Les rapporteurs spéciaux s'étonnent cependant que ces mesures n'aient pas été budgétées en LFI 2021 au regard de leur caractère prévisible notamment concernant la nouvelle carte des maires.

ANNEXE

Exécution 2020 (pour mémoire)

Exécution des crédits des programmes 119 et 122 en 2020

(en euros)

Source : commission des finances du Sénat (d'après les documents budgétaires)

Exécution des crédits des programmes 832, 833 et 834 en 2020

(en euros)

Source : commission des finances du Sénat (d'après les documents budgétaires)


* 1 Les crédits d'investissement pour les applications de la DGCL ayant été transférés sur le programme 216 au 1 er janvier 2020, à la suite de la création de la direction du numérique, l'action 2 retrace désormais, principalement, les coûts de fonctionnement courant, d'immobilier et d'informatique.

* 2 Aucun crédit n'a été consommé titre du programme 832 depuis 2013.

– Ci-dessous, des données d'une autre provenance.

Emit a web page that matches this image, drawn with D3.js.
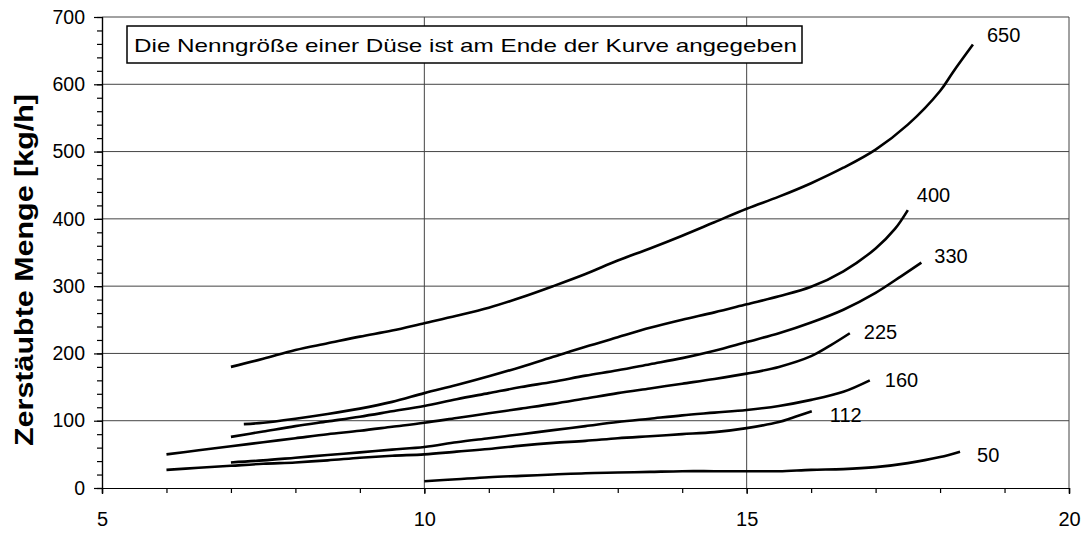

* 3 Pour mémoire, les crédits de compte 833 ne relèvent plus des seuls produits de la fiscalité locale à la suite de la suppression progressive de la taxe d'habitation et de la part régionale de la CVAE dans le cadre de la réforme des impôts de production. Ils comportent désormais une fraction de TVA versée aux collectivités impactées par ces réformes en remplacement des impositions supprimées.

* 4 Loi n° 2021-1549 du 1 er décembre 2021 de finances rectificative pour 2021.

* 5 Loi n° 2021-953 du 19 juillet 2021 de finances rectificative pour 2021.

* 6 Revenu de solidarité active.

* 7 Allocation personnalisée d'autonomie.

* 8 Prestation de compensation du handicap.